• _Exercise goal_
Repeat the full listing, word for word.

• _Source material_
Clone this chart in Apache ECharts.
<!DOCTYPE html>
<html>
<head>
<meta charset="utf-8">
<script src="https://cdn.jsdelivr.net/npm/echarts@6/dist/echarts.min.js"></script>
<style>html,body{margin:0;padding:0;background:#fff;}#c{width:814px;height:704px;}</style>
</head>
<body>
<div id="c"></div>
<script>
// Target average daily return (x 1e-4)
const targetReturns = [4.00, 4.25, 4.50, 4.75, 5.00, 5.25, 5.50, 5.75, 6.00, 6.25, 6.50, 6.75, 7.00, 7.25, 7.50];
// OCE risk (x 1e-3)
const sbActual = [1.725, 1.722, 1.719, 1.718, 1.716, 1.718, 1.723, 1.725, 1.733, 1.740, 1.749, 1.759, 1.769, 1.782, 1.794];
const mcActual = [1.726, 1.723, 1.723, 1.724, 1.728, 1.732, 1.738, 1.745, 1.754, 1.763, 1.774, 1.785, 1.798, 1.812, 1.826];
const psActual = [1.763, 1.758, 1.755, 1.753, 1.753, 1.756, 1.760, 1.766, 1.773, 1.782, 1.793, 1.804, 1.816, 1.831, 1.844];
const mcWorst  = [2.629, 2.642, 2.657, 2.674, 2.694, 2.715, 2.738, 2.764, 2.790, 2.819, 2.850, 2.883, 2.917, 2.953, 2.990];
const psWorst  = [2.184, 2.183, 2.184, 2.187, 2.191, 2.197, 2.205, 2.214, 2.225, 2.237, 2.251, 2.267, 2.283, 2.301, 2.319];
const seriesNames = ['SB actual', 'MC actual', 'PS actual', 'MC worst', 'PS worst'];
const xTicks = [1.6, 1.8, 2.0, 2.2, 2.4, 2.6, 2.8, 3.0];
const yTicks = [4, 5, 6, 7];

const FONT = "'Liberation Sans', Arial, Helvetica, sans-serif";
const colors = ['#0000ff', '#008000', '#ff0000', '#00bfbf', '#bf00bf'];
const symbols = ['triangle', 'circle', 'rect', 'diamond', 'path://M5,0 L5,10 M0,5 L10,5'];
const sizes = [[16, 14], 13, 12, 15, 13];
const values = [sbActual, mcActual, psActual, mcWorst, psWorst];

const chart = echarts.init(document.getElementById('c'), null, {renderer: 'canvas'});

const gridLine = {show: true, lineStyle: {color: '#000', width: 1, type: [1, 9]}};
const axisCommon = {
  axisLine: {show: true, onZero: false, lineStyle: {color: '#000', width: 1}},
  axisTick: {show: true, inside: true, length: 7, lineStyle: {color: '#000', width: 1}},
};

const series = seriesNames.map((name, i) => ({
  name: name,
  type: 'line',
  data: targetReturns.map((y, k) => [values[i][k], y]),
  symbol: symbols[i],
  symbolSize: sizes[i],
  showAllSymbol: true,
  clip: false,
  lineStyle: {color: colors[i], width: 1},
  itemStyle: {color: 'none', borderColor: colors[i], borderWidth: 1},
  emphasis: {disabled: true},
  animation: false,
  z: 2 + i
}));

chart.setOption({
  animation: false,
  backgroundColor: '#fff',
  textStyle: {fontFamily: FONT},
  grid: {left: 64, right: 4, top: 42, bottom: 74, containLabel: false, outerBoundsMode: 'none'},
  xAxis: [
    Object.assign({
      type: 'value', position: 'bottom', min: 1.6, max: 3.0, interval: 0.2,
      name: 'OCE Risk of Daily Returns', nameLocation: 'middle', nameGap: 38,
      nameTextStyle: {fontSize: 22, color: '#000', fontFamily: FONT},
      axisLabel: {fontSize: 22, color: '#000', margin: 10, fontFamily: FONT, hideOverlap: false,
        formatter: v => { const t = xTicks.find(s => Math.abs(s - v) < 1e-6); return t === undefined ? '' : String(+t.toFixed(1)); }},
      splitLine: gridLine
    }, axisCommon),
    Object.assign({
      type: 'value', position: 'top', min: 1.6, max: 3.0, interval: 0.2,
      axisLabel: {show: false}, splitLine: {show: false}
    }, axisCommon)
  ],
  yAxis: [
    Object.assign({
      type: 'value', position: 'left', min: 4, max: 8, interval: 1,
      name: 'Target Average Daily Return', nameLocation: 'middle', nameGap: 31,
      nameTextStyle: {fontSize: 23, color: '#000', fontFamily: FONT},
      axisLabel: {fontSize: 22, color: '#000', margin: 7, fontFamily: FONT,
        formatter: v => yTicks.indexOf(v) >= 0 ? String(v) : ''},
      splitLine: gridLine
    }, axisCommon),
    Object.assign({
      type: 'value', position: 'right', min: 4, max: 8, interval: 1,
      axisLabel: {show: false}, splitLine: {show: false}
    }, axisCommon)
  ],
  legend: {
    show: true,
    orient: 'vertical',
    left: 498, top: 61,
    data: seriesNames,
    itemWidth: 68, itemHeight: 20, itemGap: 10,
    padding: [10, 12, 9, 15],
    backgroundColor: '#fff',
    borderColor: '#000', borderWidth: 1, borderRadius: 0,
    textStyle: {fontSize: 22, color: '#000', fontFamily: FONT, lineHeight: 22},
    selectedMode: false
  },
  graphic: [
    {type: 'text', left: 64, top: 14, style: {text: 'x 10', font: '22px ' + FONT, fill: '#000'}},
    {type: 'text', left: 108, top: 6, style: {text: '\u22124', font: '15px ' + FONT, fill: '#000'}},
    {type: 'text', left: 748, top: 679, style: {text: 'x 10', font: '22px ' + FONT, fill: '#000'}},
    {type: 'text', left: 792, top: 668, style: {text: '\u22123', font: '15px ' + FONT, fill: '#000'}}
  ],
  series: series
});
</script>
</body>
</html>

• _Response to the task_
Clone this chart in Apache ECharts.
<!DOCTYPE html>
<html>
<head>
<meta charset="utf-8">
<script src="https://cdn.jsdelivr.net/npm/echarts@6/dist/echarts.min.js"></script>
<style>html,body{margin:0;padding:0;background:#fff;}#c{width:814px;height:704px;}</style>
</head>
<body>
<div id="c"></div>
<script>
// Target average daily return (x 1e-4)
const targetReturns = [4.00, 4.25, 4.50, 4.75, 5.00, 5.25, 5.50, 5.75, 6.00, 6.25, 6.50, 6.75, 7.00, 7.25, 7.50];
// OCE risk (x 1e-3)
const sbActual = [1.725, 1.722, 1.719, 1.718, 1.716, 1.718, 1.723, 1.725, 1.733, 1.740, 1.749, 1.759, 1.769, 1.782, 1.794];
const mcActual = [1.726, 1.723, 1.723, 1.724, 1.728, 1.732, 1.738, 1.745, 1.754, 1.763, 1.774, 1.785, 1.798, 1.812, 1.826];
const psActual = [1.763, 1.758, 1.755, 1.753, 1.753, 1.756, 1.760, 1.766, 1.773, 1.782, 1.793, 1.804, 1.816, 1.831, 1.844];
const mcWorst  = [2.629, 2.642, 2.657, 2.674, 2.694, 2.715, 2.738, 2.764, 2.790, 2.819, 2.850, 2.883, 2.917, 2.953, 2.990];
const psWorst  = [2.184, 2.183, 2.184, 2.187, 2.191, 2.197, 2.205, 2.214, 2.225, 2.237, 2.251, 2.267, 2.283, 2.301, 2.319];
const seriesNames = ['SB actual', 'MC actual', 'PS actual', 'MC worst', 'PS worst'];
const xTicks = [1.6, 1.8, 2.0, 2.2, 2.4, 2.6, 2.8, 3.0];
const yTicks = [4, 5, 6, 7];

const FONT = "'Liberation Sans', Arial, Helvetica, sans-serif";
const colors = ['#0000ff', '#008000', '#ff0000', '#00bfbf', '#bf00bf'];
const symbols = ['triangle', 'circle', 'rect', 'diamond', 'path://M5,0 L5,10 M0,5 L10,5'];
const sizes = [[16, 14], 13, 12, 15, 13];
const values = [sbActual, mcActual, psActual, mcWorst, psWorst];

const chart = echarts.init(document.getElementById('c'), null, {renderer: 'canvas'});

const gridLine = {show: true, lineStyle: {color: '#000', width: 1, type: [1, 9]}};
const axisCommon = {
  axisLine: {show: true, onZero: false, lineStyle: {color: '#000', width: 1}},
  axisTick: {show: true, inside: true, length: 7, lineStyle: {color: '#000', width: 1}},
};

const series = seriesNames.map((name, i) => ({
  name: name,
  type: 'line',
  data: targetReturns.map((y, k) => [values[i][k], y]),
  symbol: symbols[i],
  symbolSize: sizes[i],
  showAllSymbol: true,
  clip: false,
  lineStyle: {color: colors[i], width: 1},
  itemStyle: {color: 'none', borderColor: colors[i], borderWidth: 1},
  emphasis: {disabled: true},
  animation: false,
  z: 2 + i
}));

chart.setOption({
  animation: false,
  backgroundColor: '#fff',
  textStyle: {fontFamily: FONT},
  grid: {left: 64, right: 4, top: 42, bottom: 74, containLabel: false, outerBoundsMode: 'none'},
  xAxis: [
    Object.assign({
      type: 'value', position: 'bottom', min: 1.6, max: 3.0, interval: 0.2,
      name: 'OCE Risk of Daily Returns', nameLocation: 'middle', nameGap: 38,
      nameTextStyle: {fontSize: 22, color: '#000', fontFamily: FONT},
      axisLabel: {fontSize: 22, color: '#000', margin: 10, fontFamily: FONT, hideOverlap: false,
        formatter: v => { const t = xTicks.find(s => Math.abs(s - v) < 1e-6); return t === undefined ? '' : String(+t.toFixed(1)); }},
      splitLine: gridLine
    }, axisCommon),
    Object.assign({
      type: 'value', position: 'top', min: 1.6, max: 3.0, interval: 0.2,
      axisLabel: {show: false}, splitLine: {show: false}
    }, axisCommon)
  ],
  yAxis: [
    Object.assign({
      type: 'value', position: 'left', min: 4, max: 8, interval: 1,
      name: 'Target Average Daily Return', nameLocation: 'middle', nameGap: 31,
      nameTextStyle: {fontSize: 23, color: '#000', fontFamily: FONT},
      axisLabel: {fontSize: 22, color: '#000', margin: 7, fontFamily: FONT,
        formatter: v => yTicks.indexOf(v) >= 0 ? String(v) : ''},
      splitLine: gridLine
    }, axisCommon),
    Object.assign({
      type: 'value', position: 'right', min: 4, max: 8, interval: 1,
      axisLabel: {show: false}, splitLine: {show: false}
    }, axisCommon)
  ],
  legend: {
    show: true,
    orient: 'vertical',
    left: 498, top: 61,
    data: seriesNames,
    itemWidth: 68, itemHeight: 20, itemGap: 10,
    padding: [10, 12, 9, 15],
    backgroundColor: '#fff',
    borderColor: '#000', borderWidth: 1, borderRadius: 0,
    textStyle: {fontSize: 22, color: '#000', fontFamily: FONT, lineHeight: 22},
    selectedMode: false
  },
  graphic: [
    {type: 'text', left: 64, top: 14, style: {text: 'x 10', font: '22px ' + FONT, fill: '#000'}},
    {type: 'text', left: 108, top: 6, style: {text: '\u22124', font: '15px ' + FONT, fill: '#000'}},
    {type: 'text', left: 748, top: 679, style: {text: 'x 10', font: '22px ' + FONT, fill: '#000'}},
    {type: 'text', left: 792, top: 668, style: {text: '\u22123', font: '15px ' + FONT, fill: '#000'}}
  ],
  series: series
});
</script>
</body>
</html>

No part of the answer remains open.